Two hours ago I had arrived at Ben Gurion Airport after a nightmare flight from Switzerland. When I turned on my phone outside the terminal a message arrived saying “Welcome to Palestine”.
I caught a train into Tel Aviv full of teenage Israeli soldiers coming home for the weekend with their kit-bags, grenade launchers, M16 assault rifles and combat boots trashing the aisle to step over as they dozed.
On my walk from Ha'Hagana station to my accommodation, I passed more guns over the shoulders of uniformed and street clothed people. Majority of them teenagers.
This boy has his coat hanger to play with for a few years longer.
Ignoring the boy I wandered off into the Florentin district of Tel Aviv.
I had no idea what Israel would look like in reality. My first impressions didn't expect the grime and sooty buildings with ripped canvas awnings. All street-level frontage was boarded up with cages or roller doors. The footpath of uneven concrete slabs. A trip-over waiting to happen.

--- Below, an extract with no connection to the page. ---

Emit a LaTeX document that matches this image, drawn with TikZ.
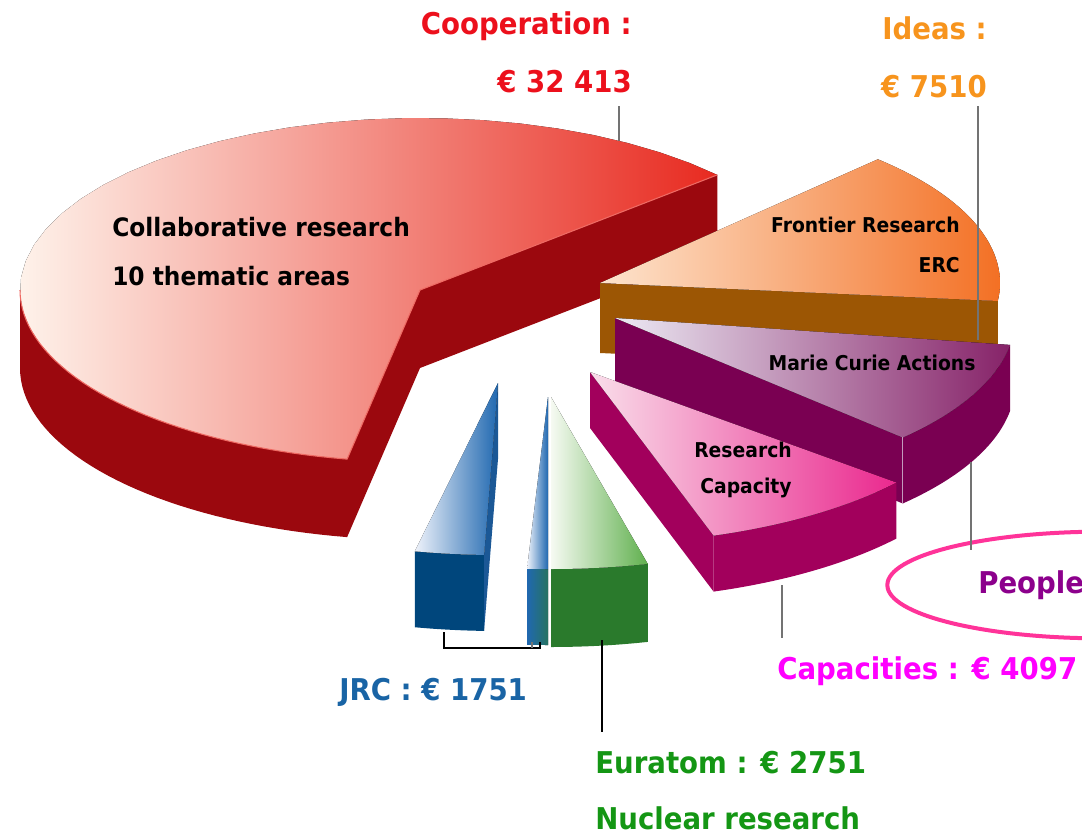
\documentclass[tikz,border=0pt]{standalone}
\usepackage{fontspec}
\setmainfont{DejaVu Sans}[FakeStretch=0.92]
\usetikzlibrary{calc}

\definecolor{coopLight}{RGB}{254,242,234}
\definecolor{coopMid}{RGB}{244,158,122}
\definecolor{coopDark}{RGB}{232,42,32}
\definecolor{coopWall}{RGB}{155,8,14}
\definecolor{coopText}{RGB}{236,16,28}
\definecolor{ideasLight}{RGB}{253,228,206}
\definecolor{ideasDark}{RGB}{243,112,36}
\definecolor{ideasWall}{RGB}{156,86,4}
\definecolor{ideasText}{RGB}{247,148,29}
\definecolor{mcLight}{RGB}{236,234,244}
\definecolor{mcDark}{RGB}{134,34,104}
\definecolor{mcWall}{RGB}{122,0,82}
\definecolor{peopleText}{RGB}{140,0,140}
\definecolor{peopleRing}{RGB}{255,51,153}
\definecolor{capLight}{RGB}{249,222,234}
\definecolor{capDark}{RGB}{234,40,142}
\definecolor{capWall}{RGB}{162,0,92}
\definecolor{capText}{RGB}{255,0,255}
\definecolor{jrcLight}{RGB}{238,242,250}
\definecolor{jrcDark}{RGB}{32,104,176}
\definecolor{jrcWall}{RGB}{0,70,124}
\definecolor{jrcText}{RGB}{25,100,165}
\definecolor{euraLight}{RGB}{246,250,242}
\definecolor{euraDark}{RGB}{96,176,78}
\definecolor{euraWall}{RGB}{42,122,44}
\definecolor{euraText}{RGB}{20,150,20}

\tikzset{
  % elliptic rim arc: centre x, centre y, from, to
  rim/.style n args={4}{insert path={plot[domain=#3:#4,samples=40]({#1+\rx*cos(\x)},{#2-\ry*sin(\x)})}},
  rimto/.style n args={4}{insert path={-- plot[domain=#3:#4,samples=40]({#1+\rx*cos(\x)},{#2-\ry*sin(\x)})}},
  topface/.style 2 args={left color=#1,right color=#2},
  callout/.style={draw=black!55,line width=1pt},
  bigtxt/.style={font=\bfseries\fontsize{22.5}{27}\selectfont,inner sep=0pt},
  midtxt/.style={font=\bfseries\fontsize{19}{23}\selectfont,inner sep=0pt},
  smalltxt/.style={font=\bfseries\fontsize{15.3}{18}\selectfont,inner sep=0pt}
}

\begin{document}
\begin{tikzpicture}[x=0.75pt,y=-0.75pt]
    \useasboundingbox (0,0) rectangle (1082,833);
    \pgfmathsetmacro{\rx}{400}
    \pgfmathsetmacro{\ry}{172}
    % Cooperation
    \fill[coopWall] (420,290) -- ({420+\rx*cos(42)},{290-\ry*sin(42)}) --++(0,78)
        -- (420,368) -- ({420+\rx*cos(259.5)},{368-\ry*sin(259.5)})
        -- ({420+\rx*cos(259.5)},{290-\ry*sin(259.5)}) -- cycle;
    \fill[coopWall] [rim={420}{290}{180}{259.5}] [rimto={420}{368}{259.5}{180}] -- cycle;
    \fill[left color=coopLight,middle color=coopMid,right color=coopDark]
        (420,290) [rimto={420}{290}{42}{259.5}] -- cycle;
    \draw[coopDark!70!white,line width=.8pt] [rim={420}{290}{180}{259.5}] -- (420,290)
        -- ({420+\rx*cos(42)},{290-\ry*sin(42)});
    % Ideas
    \fill[ideasWall] (600,283) -- ({600+\rx*cos(-6)},{283-\ry*sin(-6)}) --++(0,70)
        -- (600,353) -- cycle;
    \fill[topface={ideasLight}{ideasDark}] (600,283) [rimto={600}{283}{-6}{46}] -- cycle;
    \coordinate (ideas-in) at (978,340);
    \coordinate (ideas-out) at (978,106);
    \draw[callout] (ideas-in) -- (ideas-out);
    % People
    \fill[mcWall] (615,318) -- ({615+\rx*cos(-44)},{318-\ry*sin(-44)}) --++(0,66)
        -- (615,384) -- cycle;
    \fill[mcWall] [rim={615}{318}{-44}{-9}] [rimto={615}{384}{-9}{-44}] -- cycle;
    \fill[topface={mcLight}{mcDark}] (615,318) [rimto={615}{318}{-44}{-9}] -- cycle;
    \draw[mcLight!60!mcDark,line width=.5pt] ({615+\rx*cos(-44)},{318-\ry*sin(-44)}) --++(0,66);
    % Capacities
    \fill[capWall] (590,372) -- ({590+\rx*cos(-72)},{372-\ry*sin(-72)}) --++(0,56)
        -- (590,428) -- cycle;
    \fill[capWall] [rim={590}{372}{-72}{-40}] [rimto={590}{428}{-40}{-72}] -- cycle;
    \fill[topface={capLight}{capDark}] (590,372) [rimto={590}{372}{-72}{-40}] -- cycle;
    % JRC
    \fill[jrcWall] [rim={498}{383}{-102}{-92}] [rimto={498}{459}{-92}{-102}] -- cycle;
    \fill[jrcDark!85!black] (498,383) -- ({498+\rx*cos(-92)},{383-\ry*sin(-92)}) --++(0,76)
        -- (498,459) -- cycle;
    \fill[topface={jrcLight}{jrcDark}] (498,383) [rimto={498}{383}{-102}{-92}] -- cycle;
    \fill[left color=jrcDark,right color=jrcDark!40!euraWall]
        [rim={548}{397}{-93}{-90}] [rimto={548}{473}{-90}{-93}] -- cycle;
    \fill[topface={jrcLight}{jrcDark}] (548,397) [rimto={548}{397}{-93}{-90}] -- cycle;
    % Euratom
    \fill[euraWall] [rim={551}{397}{-90}{-76}] [rimto={551}{475}{-76}{-90}] -- cycle;
    \fill[topface={euraLight}{euraDark}] (551,397) [rimto={551}{397}{-90}{-76}] -- cycle;
    \draw[white,line width=1pt] (549.5,568) -- (549.5,645);

    % labels
    \node[bigtxt,text=coopText,anchor=base east] (coop) at (632,34) {Cooperation :};
    \node[bigtxt,text=coopText,anchor=base east] (coop-val) at (632,92) {€ 32 413};
    \node[bigtxt,text=ideasText,anchor=base east] (ideas) at (987,39) {Ideas :};
    \node[bigtxt,text=ideasText,anchor=base east] (ideas-val) at (987,97) {€ 7510};
    \node[midtxt,anchor=base west] (collab) at (112,236) {Collaborative research};
    \node[midtxt,anchor=base west] (areas) at (112,285) {10 thematic areas};
    \node[smalltxt,anchor=base east] (frontier) at (960,232) {Frontier Research};
    \node[smalltxt,anchor=base east] (erc) at (960,272) {ERC};
    \node[smalltxt,anchor=base] (marie) at (872,370) {Marie Curie Actions};
    \node[smalltxt,anchor=base] (research) at (743,457) {Research};
    \node[smalltxt,anchor=base] (capacity) at (746,493) {Capacity};
    \node[bigtxt,text=peopleText,anchor=base west] (people) at (978,593) {People};
    \draw[peopleRing,line width=3pt] (1102,585) ellipse [x radius=161pt,y radius=40pt];
    \node[bigtxt,text=capText,anchor=base west] (cap) at (777,679) {Capacities : € 4097};
    \node[bigtxt,text=jrcText,anchor=base west] (jrc) at (339,700) {JRC : € 1751};
    \node[bigtxt,text=euraText,anchor=base west] (eura) at (595,773) {Euratom : € 2751};
    \node[bigtxt,text=euraText,anchor=base west] (nuclear) at (595,829) {Nuclear research};

    % callouts
    \coordinate (coop-in) at (619,141);
    \coordinate (coop-out) at (619,106);
    \draw[callout] (coop-in) -- (coop-out);
    \coordinate (people-in) at (971,462);
    \coordinate (people-out) at (971,550);
    \draw[callout] (people-in) -- (people-out);
    \coordinate (cap-in) at (782,585);
    \coordinate (cap-out) at (782,638);
    \draw[callout] (cap-in) -- (cap-out);
    \coordinate (eura-in) at (602,640);
    \coordinate (eura-out) at (602,732);
    \draw[callout,draw=black] (eura-in) -- (eura-out);
    \coordinate (jrc-a) at (444,632);
    \coordinate (jrc-b) at (532,642);
    \coordinate (jrc-c) at (540,642);
    \draw[callout,draw=black] (jrc-a) -- (jrc-a |- 0,648) -- (jrc-c |- 0,648) -- (jrc-c);
    \draw[callout] (jrc-b) -- (jrc-b |- 0,648);
\end{tikzpicture}
\end{document}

The twenty minute walk down Eilat Street to Jaffa Old Town immersed me in fumes from the passing decades-old model cars and buses. I passed shops called “Popcorn” “Pepper” and “Angel” with mannequins in the window modelling current fashions. Shopper-less on a run down, smelly street covered in bad graffiti tags.
A block further on from the Ottoman-built Jaffa Clock Tower, the grime fades away and a salty sea breeze introduces the view of theTel Aviv skyline and the waves of the Mediterranean Sea.
The street ended at the ancient walls of Jaffa City. A place I had read so much about in books about the Crusades and Middle Eastern history. The oldest seaport in the world; where the first reports of people living here was from 7500BC. Once a strategic port for Egyptians, King Solomon, King David, Alexander the Great, Knights Templars and Crusaders, Napoleon, to name a few.
Circuiting around the original Jaffa city wall, the buildings are a miss-mash of ancient stonewalls and ugly 1950's concrete architecture. Above a house and garage sits the red and white striped Jaffa Lighthouse. Ahead is a generic modern glass building leading to the harbour promenade.
Following the deserted road and around the corner looms headless street art above a wide circular map on the pavement showing Jaffa as the centre of the world and how many kilometres to major cities. Hipster galleries have popped up in this area. One gallery I entered was once the site of old Crusader horse stables. Now exhibiting to artworks of horses made out of wire.
Upon the hill of Jaffa, archaeology digs continue in the HaHammam Garden. A call to prayer sounds from a mosque within the old city walls as the sun goes down on a Friday night.
I'm exhausted after munching on a take away falafel. I call an end to my day.